La Ferdinandi ha dichiarato “che è fondamentale riaffermare con convinzione l'importanza di un'Europa unita, forte e solidale”.
Però, la stuzzica il parlamentare del Carroccio, come si può conciliare lo sventolio
della bandiera della pace dal comune di Perugia con la corsa europea al riarmo?
E ancora: “Come può una pacifista sostenere un’Europa che vuole fomentare una guerra assurda? Com’è possibile che una sindaca di sinistra radicale, con tanto di bandiera della pace sulla finestra, aderisca a un’iniziativa promossa da chi vuole il riarmo dell’Europa? Sarà forse che la Ferdinandi, da civica e indipendente che era, è finita per essere nient’altro che una pedina in mano al Pd?
Perdere tutta la credibilità in nemmeno un anno di amministrazione non era semplice, eppure…”
Ovviamente, si tratta di un tema gigantesco, che vede esplodere le contraddizioni dell’arcipelago pacifista e che Marchetti mette in luce.
Ma ormai sta diventando una questione irrisolvibile all’interno degli stessi schieramenti, in Italia come nel resto d’Europa. E sono tanti i cittadini che si
chiedono – di fronte alla sparata di Bruxelles e della Von der Leyen sugli 800 miliardi da spendere in armamenti – contro chi dovrebbero essere posizionati gli strumenti bellici dell’Europa…
Ormai, la nomenclatura Ue sta creando più problemi che soluzioni. Per tre anni si è preso parte al conflitto, in modo permanente e giustificatamente, dalla parte del paese aggredito come l’Ucraina e urlando contro chi osasse – a turno – parlare con Putin.
Ma tutto è stato vano.
La colpa più grave è non aver cercato soluzioni negoziali, aver addirittura vaticinato la sconfitta militare della Russia, ed ora è davvero più complicato pretendere di sedere ad un tavolo per la pace. Anzi, adesso che il nuovo presidente americano, Donald Trump, sta facendo ogni sforzo per chiudere il conflitto in Ucraina, si tira fuori un mirabolante piano per l’armamento europeo. Conseguenza per l’Italia, ad esempio: tirar fuori una trentina di miliardi di euro, che questa volta - ovviamente - non saranno bloccati dai vincoli europei.
E così si rovesciano le parti. Si comincia parlando di pace e poi si spende per la guerra. Ma finora dov’erano i governanti europei?
La sinistra italiana, che doveva recitare il ruolo della più pacifista di tutti, si trova a sostenere il piano Von der Leyen persino dall’opposizione. E così spiazzando il proprio schieramento, in cui Cinque stelle e Avs non ne vogliono sapere.
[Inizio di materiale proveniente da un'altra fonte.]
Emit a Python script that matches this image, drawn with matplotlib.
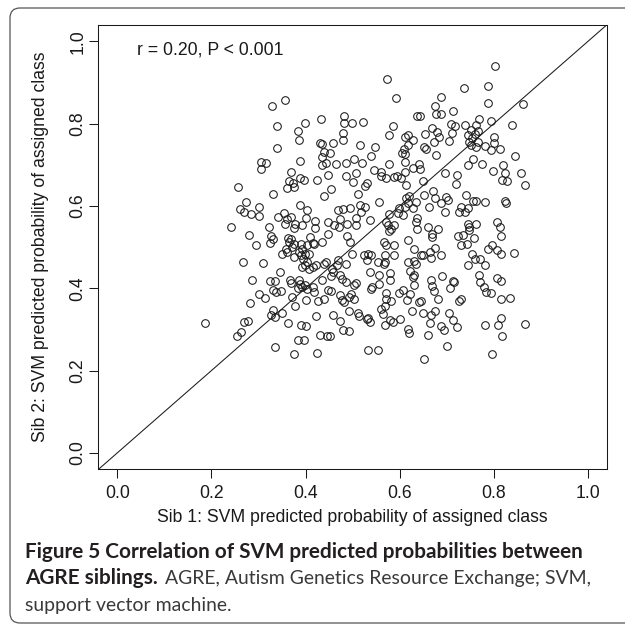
import matplotlib
matplotlib.use("Agg")
import matplotlib.pyplot as plt
from matplotlib.patches import FancyBboxPatch

# ---------------- data ----------------
sib1 = [
    # upper-left block
    0.356,0.329,0.433,0.398,0.340,0.482,0.482,0.498,0.522,0.384,0.480,0.386,0.480,0.430,0.434,0.459,0.515,0.340,
    0.438,0.451,0.435,0.305,0.316,0.305,0.388,0.434,0.444,0.465,0.486,0.503,0.519,0.368,0.365,0.373,0.361,0.376,
    0.389,0.396,0.424,0.447,0.486,0.506,0.500,0.531,0.527,0.256,0.330,0.453,0.439,0.512,0.273,0.261,0.270,0.283,
    0.300,0.300,0.388,0.403,0.401,0.469,0.480,0.494,0.515,0.526,0.517,0.508,0.342,0.355,0.368,0.361,
    # upper-right block
    0.803,0.573,0.736,0.787,0.592,0.688,0.674,0.787,0.861,0.636,0.642,0.677,0.688,0.713,0.769,0.793,0.839,0.585,
    0.709,0.717,0.739,0.762,0.752,0.766,0.759,0.753,0.800,0.799,0.794,0.812,0.653,0.669,0.679,0.683,0.673,0.710,
    0.705,0.745,0.746,0.752,0.761,0.767,0.780,0.578,0.612,0.617,0.617,0.608,0.612,0.605,0.629,0.652,0.656,0.677,
    0.547,0.539,0.577,0.610,0.629,0.641,0.643,0.546,0.560,0.571,0.561,0.588,0.595,0.603,0.612,0.613,0.649,0.696,
    0.722,0.720,0.744,0.756,0.774,0.798,0.819,0.824,0.817,0.827,0.845,0.858,0.866,0.555,0.620,0.613,0.617,0.627,
    0.634,0.652,0.670,0.675,0.688,0.703,0.663,0.698,0.741,0.755,0.761,0.780,0.824,0.826,0.744,0.729,0.725,0.739,
    0.599,0.611,0.597,0.606,0.578,0.636,0.696,
    # lower-left block
    0.242,0.280,0.294,0.323,0.327,0.331,0.324,0.357,0.378,0.375,0.393,0.421,0.421,0.448,0.460,0.471,0.474,0.488,
    0.508,0.362,0.368,0.365,0.375,0.371,0.359,0.390,0.393,0.403,0.410,0.415,0.417,0.435,0.350,0.361,0.375,0.386,
    0.390,0.398,0.407,0.394,0.402,0.266,0.310,0.345,0.393,0.398,0.407,0.416,0.423,0.440,0.444,0.455,0.459,0.454,
    0.469,0.467,0.486,0.499,0.474,0.478,0.485,0.503,0.506,0.525,0.287,0.324,0.334,0.330,0.338,0.348,0.300,0.313,
    0.281,0.366,0.370,0.386,0.389,0.393,0.383,0.398,0.403,0.415,0.417,0.435,0.371,0.377,0.400,0.426,0.439,0.448,
    0.453,0.473,0.478,0.481,0.492,0.503,0.496,0.493,0.512,0.513,0.530,0.474,0.459,0.422,0.186,0.269,0.277,0.262,
    0.254,0.330,0.327,0.334,0.349,0.362,0.391,0.401,0.384,0.396,0.430,0.446,0.451,0.480,0.492,0.336,0.376,0.425,
    0.447,0.487,0.494,
    # lower-right block
    0.537,0.571,0.574,0.581,0.578,0.588,0.634,0.637,0.659,0.668,0.668,0.682,0.744,0.746,0.746,0.762,0.723,0.734,
    0.757,0.730,0.743,0.806,0.812,0.814,0.567,0.571,0.587,0.617,0.631,0.644,0.649,0.664,0.666,0.675,0.688,0.532,
    0.539,0.530,0.554,0.569,0.569,0.567,0.588,0.617,0.631,0.634,0.622,0.630,0.627,0.537,0.556,0.580,0.580,0.556,
    0.542,0.539,0.571,0.571,0.581,0.569,0.598,0.606,0.615,0.622,0.631,0.641,0.646,0.625,0.649,0.666,0.666,0.669,
    0.672,0.681,0.689,0.675,0.707,0.714,0.716,0.725,0.730,0.704,0.713,0.722,0.688,0.693,0.665,0.659,0.769,0.770,
    0.778,0.783,0.793,0.807,0.814,0.815,0.834,0.780,0.788,0.796,0.807,0.814,0.842,0.814,0.808,0.781,0.817,0.866,
    0.796,0.700,0.651,0.533,0.554,0.532,0.537,0.569,0.585,0.580,0.564,0.561,0.601,0.617,0.619,0.753,0.760,0.771,
    0.745,
]
sib2 = [
    # upper-left block
    0.857,0.842,0.812,0.802,0.793,0.819,0.802,0.802,0.804,0.782,0.777,0.760,0.760,0.752,0.750,0.752,0.748,0.740,
    0.731,0.728,0.719,0.706,0.703,0.690,0.708,0.699,0.703,0.701,0.705,0.713,0.703,0.683,0.660,0.655,0.644,0.647,
    0.668,0.663,0.663,0.675,0.672,0.680,0.659,0.656,0.649,0.646,0.629,0.640,0.625,0.628,0.610,0.592,0.586,0.581,
    0.598,0.575,0.603,0.591,0.571,0.589,0.593,0.594,0.602,0.598,0.586,0.571,0.572,0.583,0.574,0.568,
    # upper-right block
    0.939,0.908,0.886,0.892,0.863,0.864,0.843,0.849,0.848,0.818,0.818,0.824,0.824,0.831,0.812,0.806,0.796,0.794,
    0.799,0.794,0.796,0.796,0.784,0.782,0.774,0.765,0.768,0.752,0.735,0.737,0.774,0.790,0.780,0.768,0.756,0.776,
    0.758,0.772,0.754,0.748,0.742,0.756,0.746,0.771,0.768,0.772,0.748,0.737,0.725,0.729,0.759,0.743,0.737,0.723,
    0.742,0.721,0.701,0.707,0.693,0.701,0.690,0.687,0.683,0.667,0.673,0.671,0.673,0.667,0.683,0.650,0.660,0.679,
    0.675,0.653,0.699,0.715,0.701,0.685,0.699,0.681,0.664,0.661,0.721,0.679,0.650,0.610,0.625,0.618,0.606,0.594,
    0.610,0.626,0.637,0.618,0.606,0.614,0.598,0.622,0.626,0.612,0.612,0.610,0.612,0.608,0.594,0.598,0.586,0.584,
    0.594,0.598,0.582,0.578,0.581,0.571,0.584,
    # lower-left block
    0.549,0.530,0.505,0.549,0.528,0.519,0.510,0.556,0.556,0.546,0.553,0.563,0.546,0.561,0.553,0.549,0.569,0.555,
    0.553,0.522,0.519,0.512,0.508,0.500,0.496,0.507,0.496,0.504,0.524,0.510,0.507,0.512,0.484,0.488,0.476,0.488,
    0.481,0.484,0.484,0.472,0.464,0.464,0.461,0.439,0.451,0.456,0.447,0.451,0.457,0.459,0.464,0.447,0.439,0.429,
    0.468,0.456,0.459,0.484,0.431,0.423,0.415,0.409,0.413,0.481,0.419,0.417,0.417,0.395,0.392,0.393,0.387,0.376,
    0.365,0.419,0.413,0.419,0.411,0.403,0.400,0.407,0.399,0.403,0.391,0.419,0.379,0.358,0.371,0.368,0.373,0.395,
    0.393,0.383,0.372,0.367,0.379,0.375,0.387,0.345,0.340,0.332,0.326,0.320,0.334,0.333,0.316,0.318,0.320,0.294,
    0.283,0.346,0.334,0.330,0.341,0.316,0.311,0.309,0.274,0.274,0.286,0.283,0.283,0.298,0.295,0.257,0.240,0.243,
    0.531,0.526,0.513,
    # lower-right block
    0.565,0.562,0.553,0.544,0.540,0.553,0.562,0.544,0.549,0.532,0.524,0.544,0.557,0.549,0.541,0.555,0.527,0.530,
    0.523,0.506,0.508,0.561,0.549,0.526,0.512,0.506,0.504,0.516,0.496,0.481,0.481,0.488,0.474,0.498,0.481,0.484,
    0.480,0.468,0.464,0.481,0.464,0.458,0.480,0.464,0.465,0.459,0.441,0.433,0.427,0.439,0.433,0.438,0.419,0.411,
    0.403,0.399,0.388,0.374,0.368,0.357,0.388,0.395,0.371,0.387,0.407,0.367,0.368,0.344,0.341,0.334,0.421,0.405,
    0.393,0.374,0.430,0.344,0.400,0.417,0.415,0.368,0.373,0.341,0.324,0.306,0.308,0.298,0.316,0.287,0.431,0.415,
    0.403,0.391,0.388,0.425,0.418,0.375,0.376,0.456,0.496,0.504,0.494,0.484,0.485,0.328,0.310,0.310,0.284,0.314,
    0.240,0.259,0.229,0.251,0.251,0.328,0.318,0.311,0.318,0.324,0.338,0.350,0.326,0.302,0.292,0.483,0.472,0.470,
    0.457,
]
ticks = [0.0, 0.2, 0.4, 0.6, 0.8, 1.0]
tick_labels = ["0.0", "0.2", "0.4", "0.6", "0.8", "1.0"]
annotation = "r = 0.20, P < 0.001"
xlabel = "Sib 1: SVM predicted probability of assigned class"
ylabel = "Sib 2: SVM predicted probability of assigned class"
cap_bold1 = "Figure 5 Correlation of SVM predicted probabilities between"
cap_bold2 = "AGRE siblings."
cap_reg2 = "AGRE, Autism Genetics Resource Exchange; SVM,"
cap_reg3 = "support vector machine."

# ---------------- figure ----------------
W = H = 625
DPI = 100
fig = plt.figure(figsize=(W / DPI, H / DPI), dpi=DPI)
fig.patch.set_facecolor("white")

def fx(px):
    return px / W

def fy(py):
    return 1 - py / H

# rounded border around the figure panel (its right side runs off the canvas)
border = FancyBboxPatch((fx(10), fy(623)), 2.0, (623 - 8) / H,
                        boxstyle="round,pad=0,rounding_size=0.016",
                        transform=fig.transFigure, fill=False,
                        edgecolor="#555555", linewidth=0.9, clip_on=False)
fig.patches.append(border)

left, right, top, bottom = 98.4, 607.0, 24.7, 469.4
ax = fig.add_axes([fx(left), fy(bottom), (right - left) / W, (bottom - top) / H])

FONT = "Liberation Sans"
FS = 12.7
INK = "#1a1a1a"

ax.plot(sib1, sib2, linestyle="none", marker="o", markersize=5.5,
        markerfacecolor="none", markeredgecolor=INK, markeredgewidth=0.75)
ax.axline((0, 0), slope=1, color=INK, linewidth=0.75)

ax.set_xlim(-0.04, 1.04)
ax.set_ylim(-0.04, 1.04)
ax.set_xticks(ticks)
ax.set_yticks(ticks)
ax.set_xticklabels(tick_labels, fontfamily=FONT, fontsize=FS)
ax.set_yticklabels(tick_labels, fontfamily=FONT, fontsize=FS, rotation=90, va="center")
ax.tick_params(axis="both", direction="out", length=6.8, width=0.75, color=INK,
               labelcolor=INK)
ax.tick_params(axis="x", pad=4.3)
ax.tick_params(axis="y", pad=1.8)
for s in ax.spines.values():
    s.set_linewidth(0.75)
    s.set_color(INK)

ax.set_xlabel(xlabel, fontfamily=FONT, fontsize=FS, color=INK, va="center")
ax.set_ylabel(ylabel, fontfamily=FONT, fontsize=FS, color=INK, va="center")
ax.xaxis.set_label_coords(0.5, (bottom - 517.7) / (bottom - top))
ax.yaxis.set_label_coords((41 - left) / (right - left), 0.5)

ax.text(0.042, 0.979, annotation, fontfamily=FONT, fontsize=FS, color=INK,
        ha="left", va="center")

# ---------------- caption ----------------
CAP = "Lato"
renderer = fig.canvas.get_renderer()

def width_px(t):
    return t.get_window_extent(renderer=renderer).width

t1 = fig.text(fx(25), fy(557.5), cap_bold1, fontfamily=CAP, fontweight="bold",
              fontsize=14, color="#231f20", ha="left", va="baseline")
bold_fs = 14 * 563 / width_px(t1)
t1.set_fontsize(bold_fs)

t3 = fig.text(fx(25), fy(611), cap_reg3, fontfamily=CAP, fontsize=14,
              color="#3a3a3a", ha="left", va="baseline")
reg_fs = 14 * 207 / width_px(t3)
t3.set_fontsize(reg_fs)

t2b = fig.text(fx(25), fy(584), cap_bold2, fontfamily=CAP, fontweight="bold",
               fontsize=bold_fs, color="#231f20", ha="left", va="baseline")
bx1 = t2b.get_window_extent(renderer=renderer).x1
fig.text((bx1 + 7) / W, fy(584), cap_reg2, fontfamily=CAP, fontsize=reg_fs,
         color="#3a3a3a", ha="left", va="baseline")

fig.savefig("out.png", dpi=DPI, facecolor="white")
E la piazza del 15 marzo chi la riempirà, il sindaco di Perugia in solitudine?
Vero, ha ragione chi dice che anche nel centrodestra ci sono diverse posizioni. Con una differenza però: in Parlamento nessuno, in maggioranza, ha mai fatto mancare voti a sostegno di Kiev. E la sinistra si è sempre presentata all’appuntamento con mozioni e posizioni alternative al proprio interno.
Il rischio vero, adesso, è che Bruxelles voglia persino puntare ad evitare il voto del Parlamento europeo, grazie ad una clausola esistente. Ma sarebbe una beffa.
Anziché aizzare piazze per la guerra (si è capito che la pace non è nelle intenzioni di chi si professa europeista modello Ursula), andrebbe invece rafforzata quell’alleanza atlantica che vede nella leadership di Trump l’unico riferimento globale per chi ha la speranza di far cessare il frastuono delle armi.
Umbria, terra di pace: ma c’è davvero bisogno di andare a Roma per manifestare nel nome di Bruxelles per il prosieguo sostanziale di un conflitto che ormai dura da troppo tempo? Quando la Schlein arriva a dire che “se arriveremo al governo, Trump non sarà mai nostro alleato”, vuol dire che è finita la stagione della Nato? È una logica davvero pericolosa, che ci lascia tutti alla deriva.
Forse anche alla Ferdinandi conviene restarsene a Perugia. In fondo, il consiglio di Marchetti è quello più saggio: se sul pennone del Comune resta issata la bandiera della pace, andare a Roma per sgolarsi con quelli che vogliono l’armamento a tutti i costi non è la scelta migliore da fare.